GOAL OF THE EXERCISE: Copy only what lies from the line containing "Output the LaTeX" through the line containing "(title) at (314,26)" in the entries below, keeping both end lines exact and dropping every picture.

──────── GIVEN DATA

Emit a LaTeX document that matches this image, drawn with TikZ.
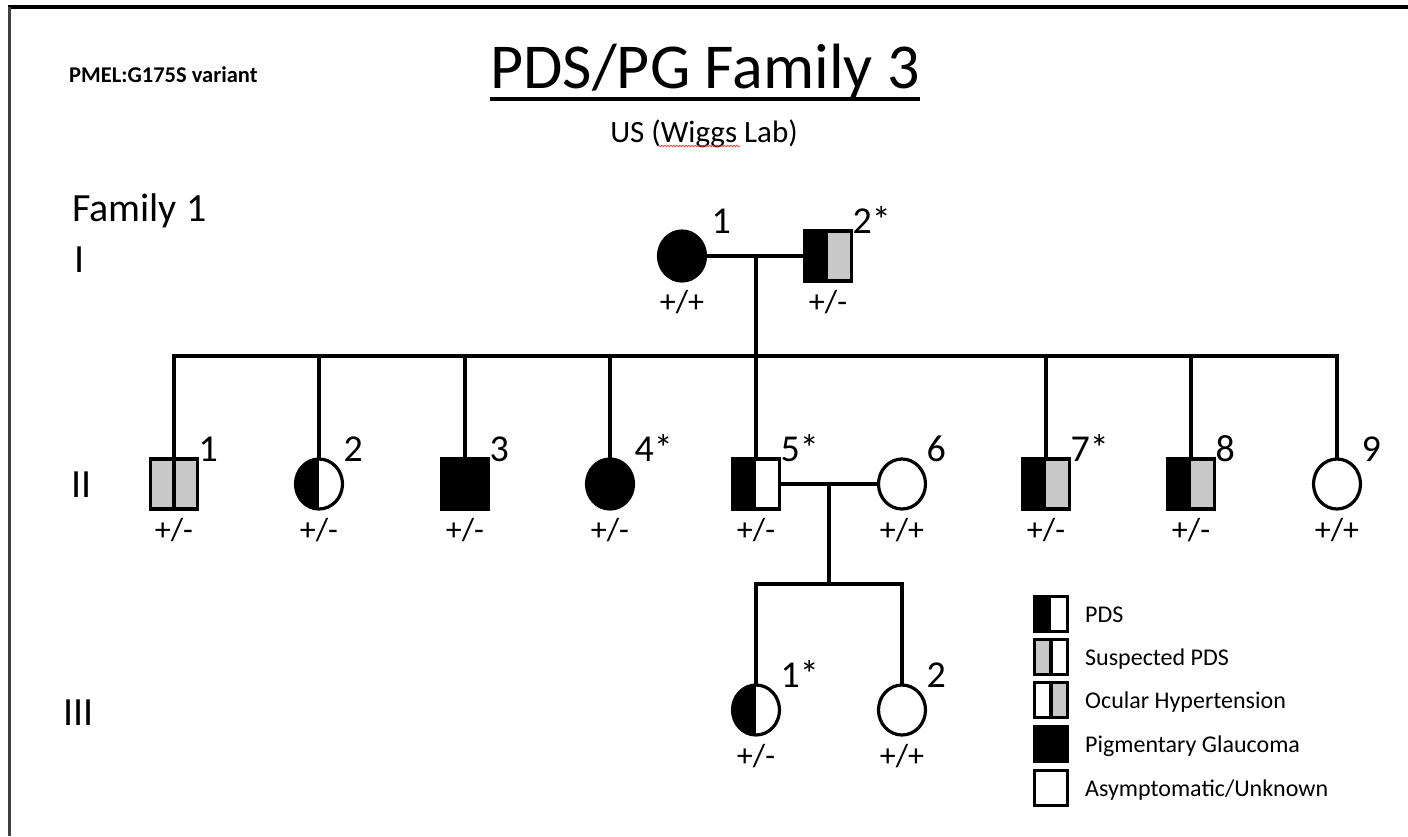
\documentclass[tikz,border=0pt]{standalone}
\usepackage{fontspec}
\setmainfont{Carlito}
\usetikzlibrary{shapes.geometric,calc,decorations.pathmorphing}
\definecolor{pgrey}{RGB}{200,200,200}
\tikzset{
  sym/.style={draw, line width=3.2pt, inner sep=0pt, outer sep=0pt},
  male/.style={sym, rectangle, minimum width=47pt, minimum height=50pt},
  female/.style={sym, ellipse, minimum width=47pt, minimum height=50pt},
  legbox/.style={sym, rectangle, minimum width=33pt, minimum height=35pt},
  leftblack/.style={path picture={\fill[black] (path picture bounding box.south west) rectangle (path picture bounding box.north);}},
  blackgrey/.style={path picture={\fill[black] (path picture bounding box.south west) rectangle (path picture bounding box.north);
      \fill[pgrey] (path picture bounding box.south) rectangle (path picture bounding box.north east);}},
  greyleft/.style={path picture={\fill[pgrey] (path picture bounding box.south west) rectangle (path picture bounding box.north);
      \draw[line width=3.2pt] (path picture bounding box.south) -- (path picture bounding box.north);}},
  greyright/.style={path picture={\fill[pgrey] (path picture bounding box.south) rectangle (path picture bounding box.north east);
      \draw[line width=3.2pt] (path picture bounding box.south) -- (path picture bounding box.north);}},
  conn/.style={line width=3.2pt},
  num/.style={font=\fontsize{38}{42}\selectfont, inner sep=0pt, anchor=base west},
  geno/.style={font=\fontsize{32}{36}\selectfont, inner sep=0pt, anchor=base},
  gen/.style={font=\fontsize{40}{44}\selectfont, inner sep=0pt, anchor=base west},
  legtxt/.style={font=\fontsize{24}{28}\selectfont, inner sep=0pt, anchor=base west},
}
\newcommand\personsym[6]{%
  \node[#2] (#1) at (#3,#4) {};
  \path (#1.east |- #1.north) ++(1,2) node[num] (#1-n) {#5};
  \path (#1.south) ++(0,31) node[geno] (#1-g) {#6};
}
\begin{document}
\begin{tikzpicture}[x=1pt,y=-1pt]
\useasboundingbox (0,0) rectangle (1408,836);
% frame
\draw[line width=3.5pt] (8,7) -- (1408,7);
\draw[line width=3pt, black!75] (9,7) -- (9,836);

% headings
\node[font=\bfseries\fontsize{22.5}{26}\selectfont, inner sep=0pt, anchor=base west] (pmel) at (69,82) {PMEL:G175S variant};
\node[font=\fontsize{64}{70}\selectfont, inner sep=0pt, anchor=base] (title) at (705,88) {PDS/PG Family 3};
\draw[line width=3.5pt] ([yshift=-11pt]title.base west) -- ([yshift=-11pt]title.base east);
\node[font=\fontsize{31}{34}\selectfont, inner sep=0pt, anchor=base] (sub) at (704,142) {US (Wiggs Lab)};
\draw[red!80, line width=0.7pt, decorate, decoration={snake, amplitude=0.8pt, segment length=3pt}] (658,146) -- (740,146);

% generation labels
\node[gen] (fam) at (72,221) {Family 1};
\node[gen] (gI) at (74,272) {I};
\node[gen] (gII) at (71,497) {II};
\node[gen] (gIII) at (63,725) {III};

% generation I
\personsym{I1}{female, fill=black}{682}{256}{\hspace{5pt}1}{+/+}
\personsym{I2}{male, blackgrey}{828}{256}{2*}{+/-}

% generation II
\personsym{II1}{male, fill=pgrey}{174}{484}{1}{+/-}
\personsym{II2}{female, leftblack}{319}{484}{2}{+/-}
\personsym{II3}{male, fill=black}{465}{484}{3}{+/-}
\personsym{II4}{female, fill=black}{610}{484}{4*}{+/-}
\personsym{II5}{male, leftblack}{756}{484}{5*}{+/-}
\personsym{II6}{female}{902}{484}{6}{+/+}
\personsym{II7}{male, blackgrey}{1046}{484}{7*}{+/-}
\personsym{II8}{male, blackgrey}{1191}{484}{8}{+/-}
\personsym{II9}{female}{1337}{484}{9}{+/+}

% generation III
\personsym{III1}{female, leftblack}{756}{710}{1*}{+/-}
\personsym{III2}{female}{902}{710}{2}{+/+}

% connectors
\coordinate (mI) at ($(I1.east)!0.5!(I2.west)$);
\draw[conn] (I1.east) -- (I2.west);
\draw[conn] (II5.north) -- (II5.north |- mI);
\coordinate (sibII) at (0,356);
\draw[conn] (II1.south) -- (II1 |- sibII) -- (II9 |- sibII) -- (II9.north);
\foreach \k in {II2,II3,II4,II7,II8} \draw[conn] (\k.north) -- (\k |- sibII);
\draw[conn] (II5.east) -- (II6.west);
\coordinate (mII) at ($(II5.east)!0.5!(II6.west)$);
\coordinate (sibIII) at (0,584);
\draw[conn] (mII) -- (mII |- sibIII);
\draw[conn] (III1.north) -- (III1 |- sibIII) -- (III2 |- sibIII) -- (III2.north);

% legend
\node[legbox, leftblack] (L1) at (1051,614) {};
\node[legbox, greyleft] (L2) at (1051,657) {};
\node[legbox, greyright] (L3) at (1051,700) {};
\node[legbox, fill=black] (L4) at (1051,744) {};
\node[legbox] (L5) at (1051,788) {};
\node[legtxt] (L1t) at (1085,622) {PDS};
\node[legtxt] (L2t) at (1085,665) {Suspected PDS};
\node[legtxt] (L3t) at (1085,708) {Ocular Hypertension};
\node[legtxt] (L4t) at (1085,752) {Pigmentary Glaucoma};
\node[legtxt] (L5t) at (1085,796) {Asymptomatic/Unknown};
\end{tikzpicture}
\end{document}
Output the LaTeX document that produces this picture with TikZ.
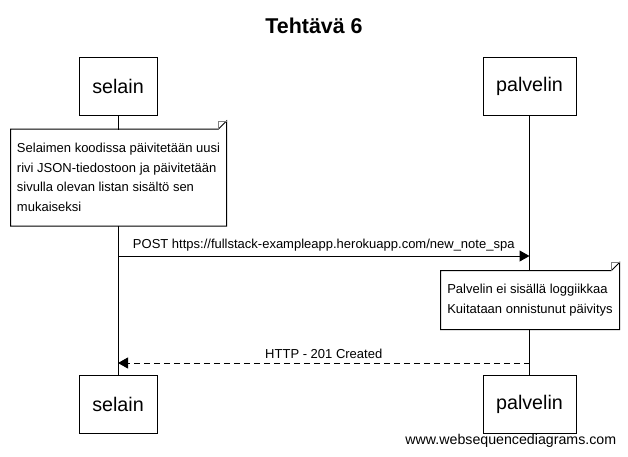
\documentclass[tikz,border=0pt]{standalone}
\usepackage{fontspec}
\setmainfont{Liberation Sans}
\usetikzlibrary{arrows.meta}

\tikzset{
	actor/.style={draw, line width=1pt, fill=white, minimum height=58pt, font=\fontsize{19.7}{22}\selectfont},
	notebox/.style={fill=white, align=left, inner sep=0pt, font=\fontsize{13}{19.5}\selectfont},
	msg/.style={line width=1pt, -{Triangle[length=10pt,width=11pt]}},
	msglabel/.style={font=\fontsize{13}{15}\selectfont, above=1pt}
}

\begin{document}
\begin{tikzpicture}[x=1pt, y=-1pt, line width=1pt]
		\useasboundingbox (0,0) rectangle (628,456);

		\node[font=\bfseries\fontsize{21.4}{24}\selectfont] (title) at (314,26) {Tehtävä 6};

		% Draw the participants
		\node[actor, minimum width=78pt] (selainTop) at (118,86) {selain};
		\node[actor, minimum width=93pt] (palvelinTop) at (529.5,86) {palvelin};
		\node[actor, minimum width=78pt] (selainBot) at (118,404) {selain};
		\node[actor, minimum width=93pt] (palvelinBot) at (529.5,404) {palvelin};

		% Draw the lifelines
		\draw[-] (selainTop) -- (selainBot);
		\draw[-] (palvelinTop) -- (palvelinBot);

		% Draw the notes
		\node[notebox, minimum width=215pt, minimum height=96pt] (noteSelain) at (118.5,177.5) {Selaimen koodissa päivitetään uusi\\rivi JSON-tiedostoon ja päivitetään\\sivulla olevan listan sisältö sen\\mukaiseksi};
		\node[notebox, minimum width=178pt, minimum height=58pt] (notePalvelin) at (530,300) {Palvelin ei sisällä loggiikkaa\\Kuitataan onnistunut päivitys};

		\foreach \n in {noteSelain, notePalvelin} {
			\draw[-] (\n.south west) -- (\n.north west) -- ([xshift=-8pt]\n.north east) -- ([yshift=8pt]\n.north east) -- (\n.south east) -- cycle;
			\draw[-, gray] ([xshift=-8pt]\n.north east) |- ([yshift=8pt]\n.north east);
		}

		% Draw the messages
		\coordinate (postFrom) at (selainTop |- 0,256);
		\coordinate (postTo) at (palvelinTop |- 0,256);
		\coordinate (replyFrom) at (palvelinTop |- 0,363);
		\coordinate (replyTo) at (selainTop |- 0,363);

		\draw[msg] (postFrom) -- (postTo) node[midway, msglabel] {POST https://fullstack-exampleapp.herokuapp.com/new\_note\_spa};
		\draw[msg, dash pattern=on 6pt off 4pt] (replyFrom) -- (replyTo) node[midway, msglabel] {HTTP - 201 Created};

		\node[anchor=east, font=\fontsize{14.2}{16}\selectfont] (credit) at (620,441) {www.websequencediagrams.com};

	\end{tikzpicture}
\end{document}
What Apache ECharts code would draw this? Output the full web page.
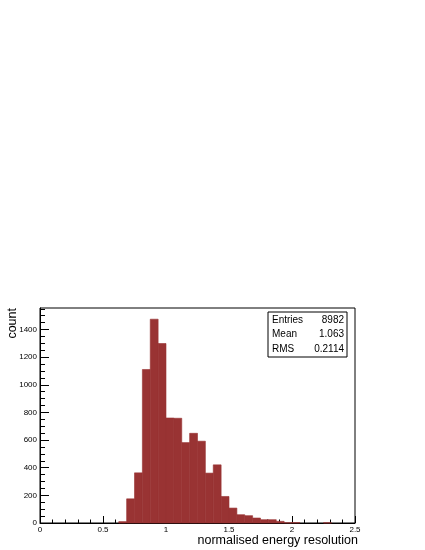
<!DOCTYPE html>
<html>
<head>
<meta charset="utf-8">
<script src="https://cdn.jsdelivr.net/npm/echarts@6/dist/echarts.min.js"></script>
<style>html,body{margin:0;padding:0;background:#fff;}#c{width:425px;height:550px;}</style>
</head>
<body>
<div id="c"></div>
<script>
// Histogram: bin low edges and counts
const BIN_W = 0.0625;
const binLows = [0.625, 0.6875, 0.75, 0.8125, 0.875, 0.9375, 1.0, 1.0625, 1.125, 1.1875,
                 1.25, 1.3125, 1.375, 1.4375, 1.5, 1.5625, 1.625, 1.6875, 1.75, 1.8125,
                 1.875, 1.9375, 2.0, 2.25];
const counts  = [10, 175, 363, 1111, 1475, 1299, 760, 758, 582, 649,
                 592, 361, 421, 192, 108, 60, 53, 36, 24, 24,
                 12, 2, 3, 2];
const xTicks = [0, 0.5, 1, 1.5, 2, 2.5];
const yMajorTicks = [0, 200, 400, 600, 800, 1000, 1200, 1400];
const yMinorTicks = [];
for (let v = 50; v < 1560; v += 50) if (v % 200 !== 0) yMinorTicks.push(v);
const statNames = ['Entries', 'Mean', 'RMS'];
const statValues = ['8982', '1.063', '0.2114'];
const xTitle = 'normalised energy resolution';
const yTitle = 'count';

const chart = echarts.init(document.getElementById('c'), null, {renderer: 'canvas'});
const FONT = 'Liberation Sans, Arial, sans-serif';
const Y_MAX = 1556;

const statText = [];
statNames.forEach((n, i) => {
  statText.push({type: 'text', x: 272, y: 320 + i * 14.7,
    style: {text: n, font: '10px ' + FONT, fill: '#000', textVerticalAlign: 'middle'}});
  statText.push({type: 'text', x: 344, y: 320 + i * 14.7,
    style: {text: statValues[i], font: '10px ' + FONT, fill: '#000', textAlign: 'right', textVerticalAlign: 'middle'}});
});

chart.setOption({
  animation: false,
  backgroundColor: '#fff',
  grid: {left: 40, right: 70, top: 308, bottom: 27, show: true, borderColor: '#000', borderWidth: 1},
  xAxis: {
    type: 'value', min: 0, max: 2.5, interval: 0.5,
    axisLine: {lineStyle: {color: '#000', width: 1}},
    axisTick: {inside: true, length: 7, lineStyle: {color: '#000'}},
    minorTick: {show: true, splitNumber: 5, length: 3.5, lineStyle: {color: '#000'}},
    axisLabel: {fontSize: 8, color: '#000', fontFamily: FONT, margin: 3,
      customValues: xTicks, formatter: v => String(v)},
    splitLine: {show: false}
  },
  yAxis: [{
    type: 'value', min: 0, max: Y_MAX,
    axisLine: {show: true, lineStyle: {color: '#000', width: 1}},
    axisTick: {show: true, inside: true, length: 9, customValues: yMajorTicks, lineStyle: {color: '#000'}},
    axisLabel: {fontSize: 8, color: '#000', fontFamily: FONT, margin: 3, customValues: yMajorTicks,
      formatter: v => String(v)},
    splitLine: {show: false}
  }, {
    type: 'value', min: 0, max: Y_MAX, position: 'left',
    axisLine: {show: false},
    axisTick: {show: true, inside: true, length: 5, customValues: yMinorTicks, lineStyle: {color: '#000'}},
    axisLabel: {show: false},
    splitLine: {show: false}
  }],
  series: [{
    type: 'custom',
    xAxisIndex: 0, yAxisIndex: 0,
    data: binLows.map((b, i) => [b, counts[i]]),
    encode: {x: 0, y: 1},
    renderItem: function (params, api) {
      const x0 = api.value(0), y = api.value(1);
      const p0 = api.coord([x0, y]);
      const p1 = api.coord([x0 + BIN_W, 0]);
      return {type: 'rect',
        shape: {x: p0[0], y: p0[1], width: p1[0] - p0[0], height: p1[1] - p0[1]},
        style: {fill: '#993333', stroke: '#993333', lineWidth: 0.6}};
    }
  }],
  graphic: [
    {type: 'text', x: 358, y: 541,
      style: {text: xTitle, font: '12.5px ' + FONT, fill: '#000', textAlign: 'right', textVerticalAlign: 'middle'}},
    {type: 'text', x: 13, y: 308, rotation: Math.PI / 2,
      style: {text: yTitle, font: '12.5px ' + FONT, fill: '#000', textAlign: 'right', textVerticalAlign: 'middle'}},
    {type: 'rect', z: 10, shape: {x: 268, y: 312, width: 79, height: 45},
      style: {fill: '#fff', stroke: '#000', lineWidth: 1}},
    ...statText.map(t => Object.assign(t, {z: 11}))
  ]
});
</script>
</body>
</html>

────────────────

ANSWER TO THIS PROBLEM:
Output the LaTeX document that produces this picture with TikZ.
\documentclass[tikz,border=0pt]{standalone}
\usepackage{fontspec}
\setmainfont{Liberation Sans}
\usetikzlibrary{arrows.meta}

\tikzset{
	actor/.style={draw, line width=1pt, fill=white, minimum height=58pt, font=\fontsize{19.7}{22}\selectfont},
	notebox/.style={fill=white, align=left, inner sep=0pt, font=\fontsize{13}{19.5}\selectfont},
	msg/.style={line width=1pt, -{Triangle[length=10pt,width=11pt]}},
	msglabel/.style={font=\fontsize{13}{15}\selectfont, above=1pt}
}

\begin{document}
\begin{tikzpicture}[x=1pt, y=-1pt, line width=1pt]
		\useasboundingbox (0,0) rectangle (628,456);

		\node[font=\bfseries\fontsize{21.4}{24}\selectfont] (title) at (314,26) {Tehtävä 6};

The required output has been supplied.